PN: One of the intriguing things is you get a lot of physical effects, radiation from the vicinity of a black hole. So gas that is falling in, so lighting up as sources that you would see with instruments that have the capability to detect X-ray radiation. So [the] Chandra space telescope is detecting all these growing black holes a strewn everywhere in the universe. So there are populations of them. And what we have been thinking about and working on is a framework where you start out with these small sort of seed black holes and then you grow and evolve them in tandem with the growth and assembly of galaxies in the universe over cosmic time, and to see if we can reproduce the kinds of observations that we actually see of assembling galaxies, their central black holes and the kinds of impact these black holes appear to have on modulating the formation of stars in a galaxy. We believe now that the radiation that comes from the outer regions – well outside, we are talking about a million times an event horizon – so activity around the sort of energy that is produced appears to heat gas and stars and so these sort of impact, these signatures, this kind of invisible activity of the black hole that leaves very visible signatures, detectable signatures have been found. And the kind of work that we have been doing is to build this storyline over entire cosmic history for the assembly of black holes. For example, there are many interesting aspects that we recently looked into.
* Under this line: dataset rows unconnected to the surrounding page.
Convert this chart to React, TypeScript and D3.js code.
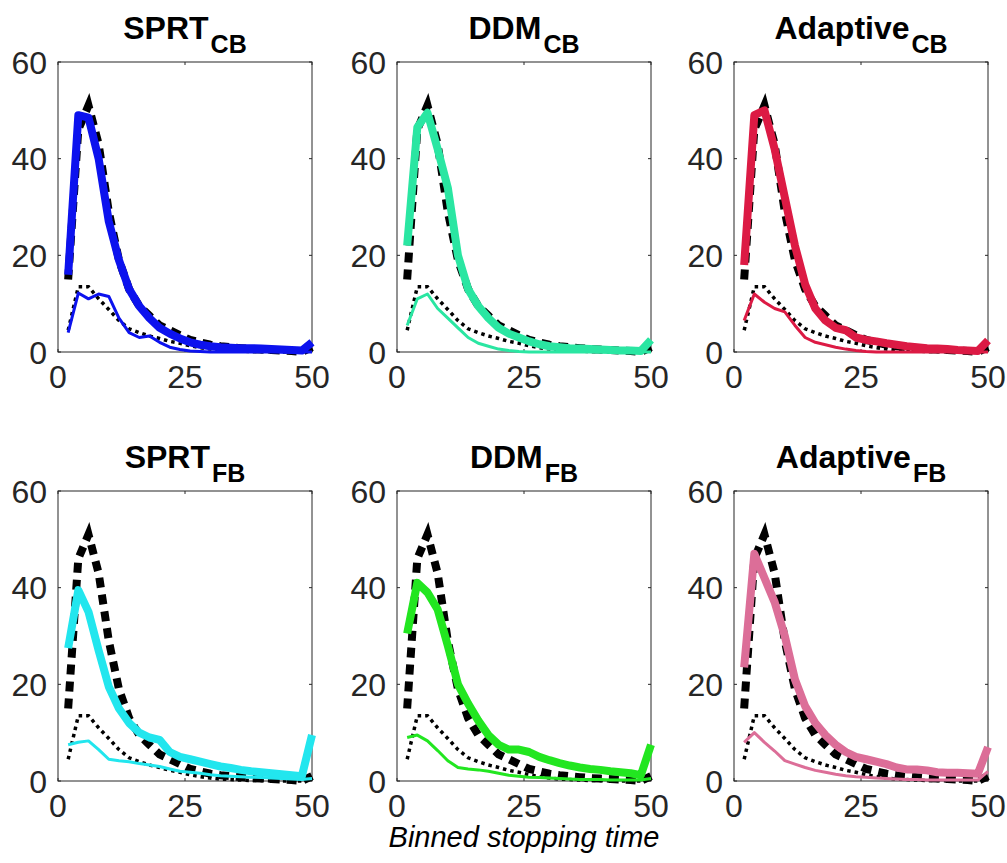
import React from "react";
import * as d3 from "d3";

const xBins = [2, 4, 6, 8, 10, 12, 14, 16, 18, 20, 22, 24, 26, 28, 30, 32, 34, 36, 38, 40, 42, 44, 46, 48, 50];

const humanCorrect = [15, 46, 51, 43, 29, 19, 13, 9.5, 7.5, 5.5, 4.5, 3.5, 2.5, 2, 1.5, 1.2, 1, 0.8, 0.6, 0.5, 0.4, 0.3, 0.2, 0, 1];
const humanError = [4.5, 13.5, 13.5, 11, 8.8, 6.5, 4.8, 4, 3.3, 2.8, 2.2, 1.8, 1.3, 0.9, 0.6, 0.4, 0.3, 0.2, 0.1, 0.1, 0, 0, 0, 0, 0.3];

const sprtCBCorrect = [16, 49, 48.5, 40, 27, 19, 13, 9.5, 7, 5, 3.8, 2.8, 2, 1.5, 1.2, 1, 0.9, 0.8, 0.8, 0.7, 0.6, 0.5, 0.4, 0.3, 2];
const sprtCBError = [4, 12.2, 11, 12, 11.5, 7, 4, 3, 3.3, 2, 1, 0.5, 0.2, 0.1, 0, 0, 0, 0, 0, 0, 0, 0, 0, 0, 0];

const ddmCBCorrect = [22, 46.5, 49.5, 42, 34, 20, 13, 9.5, 7, 5, 3.8, 3, 2.2, 1.6, 1.2, 1, 0.8, 0.7, 0.6, 0.5, 0.4, 0.3, 0.3, 0.2, 2.5];
const ddmCBError = [5.5, 11, 12, 9, 7, 5, 3, 1.8, 1.2, 0.6, 0.3, 0.1, 0, 0, 0, 0, 0, 0, 0, 0, 0, 0, 0, 0, 0];

const adaptCBCorrect = [18, 49, 50, 42, 32, 22, 14, 9, 6.5, 5, 4.5, 3, 2.5, 2.2, 1.8, 1.5, 1.2, 1, 0.8, 0.7, 0.6, 0.4, 0.3, 0.2, 2.4];
const adaptCBError = [6.5, 12, 10.3, 9, 8.3, 5.5, 3, 2, 1.5, 1, 0.6, 0.3, 0.1, 0, 0, 0, 0, 0, 0, 0, 0, 0, 0, 0, 0];

const sprtFBCorrect = [27.5, 39.5, 35, 27, 19.5, 15, 12, 10, 9, 8.5, 6, 5, 4.5, 4, 3.5, 3, 2.7, 2.3, 2, 1.8, 1.6, 1.4, 1.2, 1.0, 9.5];
const sprtFBError = [7.5, 8, 8.3, 6.5, 4.5, 4.2, 4, 3.6, 3.3, 3, 2.5, 2, 1.8, 1.6, 1.3, 1.1, 1, 0.9, 0.8, 0.7, 0.6, 0.5, 0.4, 0.3, 0.5];

const ddmFBCorrect = [30.5, 41, 39, 35.5, 28, 20, 16, 12.5, 9.5, 7.5, 6.5, 6.5, 6, 5, 4.3, 3.7, 3.2, 2.8, 2.5, 2.3, 2, 1.8, 1.6, 1.2, 7.5];
const ddmFBError = [9, 9.5, 8.3, 6.3, 4.2, 2.8, 2.5, 2.3, 2, 1.6, 1.2, 1, 0.8, 0.7, 0.6, 0.5, 0.4, 0.3, 0.3, 0.3, 0.2, 0.2, 0.2, 0.2, 0.5];

const adaptFBCorrect = [23.5, 47, 42, 37, 30, 21, 15.5, 12, 9.5, 7.5, 6, 5, 4.5, 4, 3.5, 2.8, 2.4, 2.4, 2.2, 1.8, 1.7, 1.7, 1.6, 1.5, 7];
const adaptFBError = [8, 10, 8, 6.2, 4.2, 3.5, 2.8, 2.2, 1.8, 1.4, 1.1, 0.9, 0.8, 0.6, 0.5, 0.4, 0.3, 0.3, 0.2, 0.2, 0.2, 0.2, 0.2, 0.2, 2];

const xTicks = [0, 25, 50];
const yTicks = [0, 20, 40, 60];

const panels = [
  { name: "SPRT", sub: "CB", color: "#0c12ee", correct: sprtCBCorrect, error: sprtCBError, row: 0, col: 0 },
  { name: "DDM", sub: "CB", color: "#2ae6a2", correct: ddmCBCorrect, error: ddmCBError, row: 0, col: 1 },
  { name: "Adaptive", sub: "CB", color: "#dc1a44", correct: adaptCBCorrect, error: adaptCBError, row: 0, col: 2 },
  { name: "SPRT", sub: "FB", color: "#22e6ee", correct: sprtFBCorrect, error: sprtFBError, row: 1, col: 0 },
  { name: "DDM", sub: "FB", color: "#22e620", correct: ddmFBCorrect, error: ddmFBError, row: 1, col: 1 },
  { name: "Adaptive", sub: "FB", color: "#dc6e98", correct: adaptFBCorrect, error: adaptFBError, row: 1, col: 2 },
];

const colLefts = [58, 397, 734];
const rowTops = [62, 491];
const W = 254;
const H = 290;
const axisColor = "#262626";
const font = "'Liberation Sans', Arial, Helvetica, sans-serif";

function Panel({ p }: { p: (typeof panels)[number] }) {
  const left = colLefts[p.col];
  const top = rowTops[p.row];
  const x = d3.scaleLinear().domain([0, 50]).range([0, W]);
  const y = d3.scaleLinear().domain([0, 60]).range([H, 0]);
  const line = d3
    .line<number>()
    .x((_, i) => x(xBins[i]))
    .y((d) => y(d));

  return (
    <g transform={`translate(${left},${top})`}>
      <text
        x={W / 2}
        y={-23}
        textAnchor="middle"
        fontFamily={font}
        fontWeight="bold"
        fontSize={32}
        fill="#000"
      >
        <tspan>{p.name}</tspan>
        <tspan fontSize={25} dx={2} dy={14}>
          {p.sub}
        </tspan>
      </text>
      <rect x={0} y={0} width={W} height={H} fill="none" stroke={axisColor} strokeWidth={1} />
      {xTicks.map((t) => (
        <g key={"xt" + t}>
          <line x1={x(t)} x2={x(t)} y1={H} y2={H - 3} stroke={axisColor} />
          <line x1={x(t)} x2={x(t)} y1={0} y2={3} stroke={axisColor} />
        </g>
      ))}
      {yTicks.map((t) => (
        <g key={"yt" + t}>
          <line x1={0} x2={3} y1={y(t)} y2={y(t)} stroke={axisColor} />
          <line x1={W} x2={W - 3} y1={y(t)} y2={y(t)} stroke={axisColor} />
        </g>
      ))}
      {xTicks.map((t) => (
        <text
          key={"xl" + t}
          x={x(t)}
          y={H + 36}
          textAnchor="middle"
          fontFamily={font}
          fontSize={32}
          fill={axisColor}
        >
          {t}
        </text>
      ))}
      {yTicks.map((t) => (
        <text
          key={"yl" + t}
          x={-11}
          y={y(t) + 11.5}
          textAnchor="end"
          fontFamily={font}
          fontSize={32}
          fill={axisColor}
        >
          {t}
        </text>
      ))}
      <path
        d={line(humanCorrect) || ""}
        fill="none"
        stroke="#000"
        strokeWidth={8}
        strokeDasharray="10,7"
        strokeLinejoin="miter"
        strokeMiterlimit={10}
      />
      <path
        d={line(humanError) || ""}
        fill="none"
        stroke="#000"
        strokeWidth={3.5}
        strokeDasharray="3.5,4"
      />
      <path
        d={line(p.correct) || ""}
        fill="none"
        stroke={p.color}
        strokeWidth={8}
        strokeLinejoin="round"
      />
      <path d={line(p.error) || ""} fill="none" stroke={p.color} strokeWidth={3} strokeLinejoin="round" />
    </g>
  );
}

export default function App() {
  return (
    <svg width={1007} height={863} style={{ position: "absolute", left: 0, top: 0, background: "#fff" }}>
      <rect x={0} y={0} width={1007} height={863} fill="#fff" />
      {panels.map((p, i) => (
        <Panel key={i} p={p} />
      ))}
      <text
        x={colLefts[1] + W / 2}
        y={847}
        textAnchor="middle"
        fontFamily={font}
        fontStyle="italic"
        fontSize={29}
        fill="#000"
      >
        Binned stopping time
      </text>
    </svg>
  );
}
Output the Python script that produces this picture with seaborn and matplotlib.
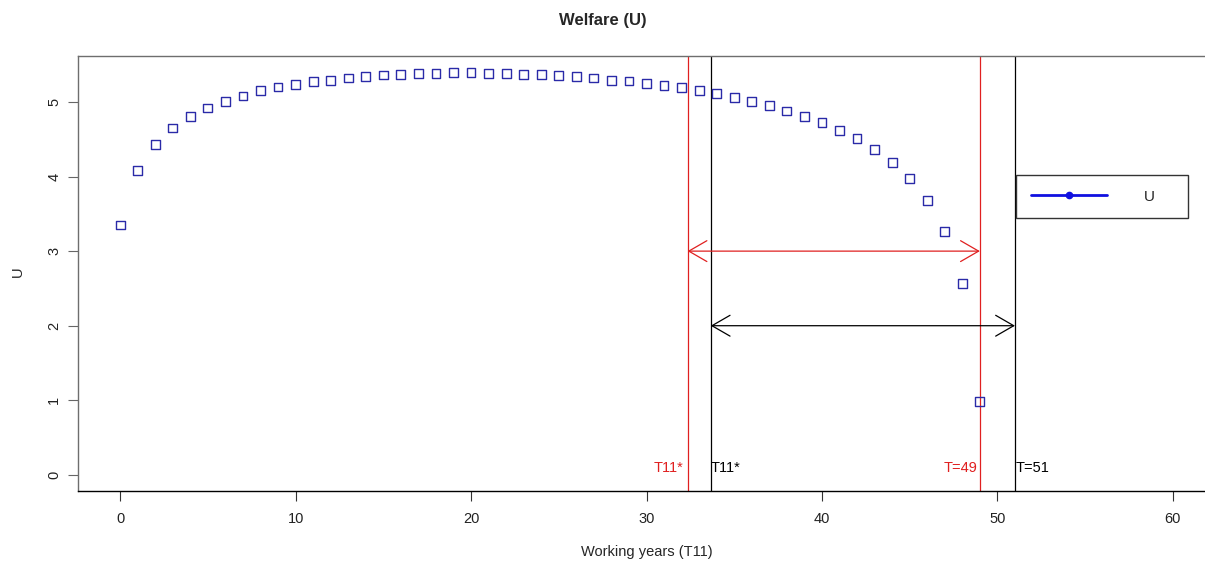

One of them is an immediate environment that a black hole seed would grow very prolifically are there environments where the growth is super-boosted, or is there a limit to how much you can feed a black hole? So we found that the environments in which black holes form initially determines their fate. So you can form a Direct Collapse Black Hole that tends to form in a very gastric environment so it would grow very rapidly and so it’s the most likely ancestor for the super duper massive and ultra-massive black holes that we are detecting in nearby bright galaxies.